• Collected data
^^^^
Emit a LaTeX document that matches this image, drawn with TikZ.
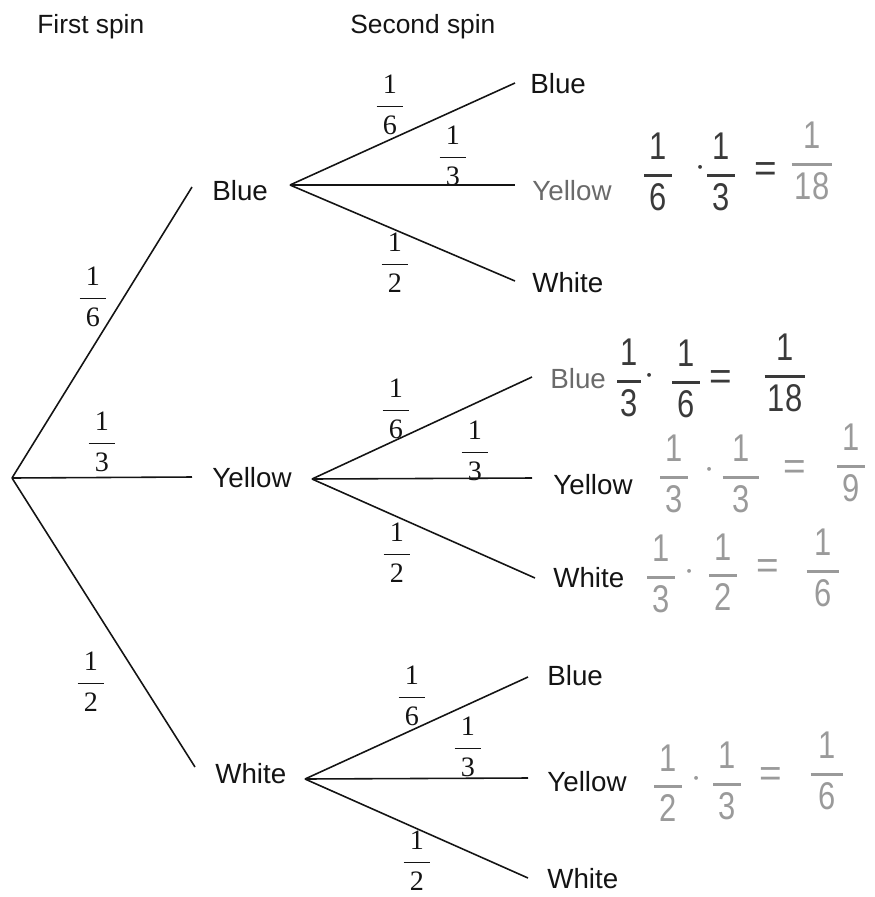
\documentclass[tikz,border=0pt]{standalone}
\usepackage{fontspec}
\usepackage{amsmath}
\setmainfont{Liberation Sans}
\newfontfamily\hwfont{Liberation Sans}[FakeStretch=0.8]
\newfontfamily\numfont{Liberation Serif}

% printed probability on a branch
\newcommand\pfrac[2]{$\dfrac{\makebox[0.95em]{\numfont #1}}{\makebox[0.95em]{\numfont #2}}$}
% pencilled fraction
\newcommand\hfrac[3][0.72em]{$\genfrac{}{}{1.3pt}{0}{\makebox[#1]{\hwfont #2}}{\makebox[#1]{\hwfont #3}}$}

\definecolor{ink}{HTML}{141414}
\definecolor{dimink}{HTML}{6A6A6A}
\definecolor{pencil}{HTML}{3A3A3A}
\definecolor{lightpencil}{HTML}{9A9A9A}

\begin{document}
\begin{tikzpicture}[x=0.02cm,y=-0.02cm,
  lbl/.style={anchor=base west,inner sep=0,text=ink,font=\fontsize{15.8}{18}\selectfont},
  head/.style={lbl,font=\fontsize{15}{18}\selectfont},
  prob/.style={inner sep=0,text=ink,font=\fontsize{16}{19}\selectfont},
  hw/.style={inner sep=0,font=\fontsize{22}{26}\selectfont},
  branch/.style={draw=ink,line width=0.9pt}]
\useasboundingbox (0,0) rectangle (875,897);

% column headings
\node[head] (h1) at (37,33) {First spin};
\node[head] (h2) at (350,33) {Second spin};

% first spin
\coordinate (r) at (12,478);
\coordinate (e1) at (192,187);
\coordinate (e2) at (192,477);
\coordinate (e3) at (195,767);
\node[lbl] (B) at (212,200) {Blue};
\node[lbl] (Y) at (212,487) {Yellow};
\node[lbl] (W) at (215,783) {White};
\draw[branch] (r) -- (e1);
\draw[branch] (r) -- (e2);
\draw[branch] (r) -- (e3);
\node[prob] (p1) at (93,297) {\pfrac{1}{6}};
\node[prob] (p2) at (102,442) {\pfrac{1}{3}};
\node[prob] (p3) at (91,682) {\pfrac{1}{2}};

% second spin after Blue
\coordinate (oB) at (290,185);
\coordinate (eBb) at (515,83);
\coordinate (eBy) at (515,185);
\coordinate (eBw) at (515,281);
\draw[branch] (oB) -- (eBb);
\draw[branch] (oB) -- (eBy);
\draw[branch] (oB) -- (eBw);
\node[lbl] (BB) at (530,93) {Blue};
\node[lbl,text=dimink] (BY) at (532,200) {Yellow};
\node[lbl] (BW) at (532,292) {White};
\node[prob] (q1) at (390,105) {\pfrac{1}{6}};
\node[prob] (q2) at (453,156) {\pfrac{1}{3}};
\node[prob] (q3) at (395,263) {\pfrac{1}{2}};

% second spin after Yellow
\coordinate (oY) at (312,479);
\coordinate (eYb) at (532,377);
\coordinate (eYy) at (532,478);
\coordinate (eYw) at (535,578);
\draw[branch] (oY) -- (eYb);
\draw[branch] (oY) -- (eYy);
\draw[branch] (oY) -- (eYw);
\node[lbl,text=dimink] (YB) at (550,388) {Blue};
\node[lbl] (YY) at (553,494) {Yellow};
\node[lbl] (YW) at (553,587) {White};
\node[prob] (s1) at (396,409) {\pfrac{1}{6}};
\node[prob] (s2) at (475,451) {\pfrac{1}{3}};
\node[prob] (s3) at (397,553) {\pfrac{1}{2}};

% second spin after White
\coordinate (oW) at (305,779);
\coordinate (eWb) at (528,677);
\coordinate (eWy) at (528,778);
\coordinate (eWw) at (528,878);
\draw[branch] (oW) -- (eWb);
\draw[branch] (oW) -- (eWy);
\draw[branch] (oW) -- (eWw);
\node[lbl] (WB) at (547,685) {Blue};
\node[lbl] (WY) at (547,791) {Yellow};
\node[lbl] (WW) at (547,888) {White};
\node[prob] (t1) at (412,696) {\pfrac{1}{6}};
\node[prob] (t2) at (468,747) {\pfrac{1}{3}};
\node[prob] (t3) at (417,861) {\pfrac{1}{2}};

% pencilled products
\begin{scope}[every node/.style={hw}]
  % Blue, Yellow
  \node[text=pencil] (a1) at (658,172) {\hfrac{1}{6}};
  \node[text=pencil] (a2) at (701,168) {$\cdot$};
  \node[text=pencil] (a3) at (721,172) {\hfrac{1}{3}};
  \node[text=pencil] (a4) at (766,172) {=};
  \node[text=lightpencil] (a5) at (812,161) {\hfrac[1.05em]{1}{18}};
  % Yellow, Blue
  \node[text=pencil] (b1) at (629,378) {\hfrac[0.62em]{1}{3}};
  \node[text=pencil] (b2) at (650,376) {$\cdot$};
  \node[text=pencil] (b3) at (686,379) {\hfrac{1}{6}};
  \node[text=pencil] (b4) at (721,380) {=};
  \node[text=pencil] (b5) at (785,373) {\hfrac[1.05em]{1}{18}};
  % Yellow, Yellow
  \node[text=lightpencil] (c1) at (674,474) {\hfrac{1}{3}};
  \node[text=lightpencil] (c2) at (710,470) {$\cdot$};
  \node[text=lightpencil] (c3) at (741,474) {\hfrac[0.95em]{1}{3}};
  \node[text=lightpencil] (c4) at (795,470) {=};
  \node[text=lightpencil] (c5) at (851,463) {\hfrac{1}{9}};
  % Yellow, White
  \node[text=lightpencil] (d1) at (661,574) {\hfrac{1}{3}};
  \node[text=lightpencil] (d2) at (690,572) {$\cdot$};
  \node[text=lightpencil] (d3) at (723,572) {\hfrac{1}{2}};
  \node[text=lightpencil] (d4) at (768,569) {=};
  \node[text=lightpencil] (d5) at (823,568) {\hfrac[0.85em]{1}{6}};
  % White, Yellow
  \node[text=lightpencil] (f1) at (668,783) {\hfrac{1}{2}};
  \node[text=lightpencil] (f2) at (697,779) {$\cdot$};
  \node[text=lightpencil] (f3) at (727,781) {\hfrac{1}{3}};
  \node[text=lightpencil] (f4) at (771,777) {=};
  \node[text=lightpencil] (f5) at (827,771) {\hfrac[0.85em]{1}{6}};
\end{scope}
\end{tikzpicture}
\end{document}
^^^^
• What to produce
Repeat the lines above, starting at the first and stopping after the line that holds "(h2) at (350,33)", with the pictures left out.

• Task output
Emit a LaTeX document that matches this image, drawn with TikZ.
\documentclass[tikz,border=0pt]{standalone}
\usepackage{fontspec}
\usepackage{amsmath}
\setmainfont{Liberation Sans}
\newfontfamily\hwfont{Liberation Sans}[FakeStretch=0.8]
\newfontfamily\numfont{Liberation Serif}

% printed probability on a branch
\newcommand\pfrac[2]{$\dfrac{\makebox[0.95em]{\numfont #1}}{\makebox[0.95em]{\numfont #2}}$}
% pencilled fraction
\newcommand\hfrac[3][0.72em]{$\genfrac{}{}{1.3pt}{0}{\makebox[#1]{\hwfont #2}}{\makebox[#1]{\hwfont #3}}$}

\definecolor{ink}{HTML}{141414}
\definecolor{dimink}{HTML}{6A6A6A}
\definecolor{pencil}{HTML}{3A3A3A}
\definecolor{lightpencil}{HTML}{9A9A9A}

\begin{document}
\begin{tikzpicture}[x=0.02cm,y=-0.02cm,
  lbl/.style={anchor=base west,inner sep=0,text=ink,font=\fontsize{15.8}{18}\selectfont},
  head/.style={lbl,font=\fontsize{15}{18}\selectfont},
  prob/.style={inner sep=0,text=ink,font=\fontsize{16}{19}\selectfont},
  hw/.style={inner sep=0,font=\fontsize{22}{26}\selectfont},
  branch/.style={draw=ink,line width=0.9pt}]
\useasboundingbox (0,0) rectangle (875,897);

% column headings
\node[head] (h1) at (37,33) {First spin};
\node[head] (h2) at (350,33) {Second spin};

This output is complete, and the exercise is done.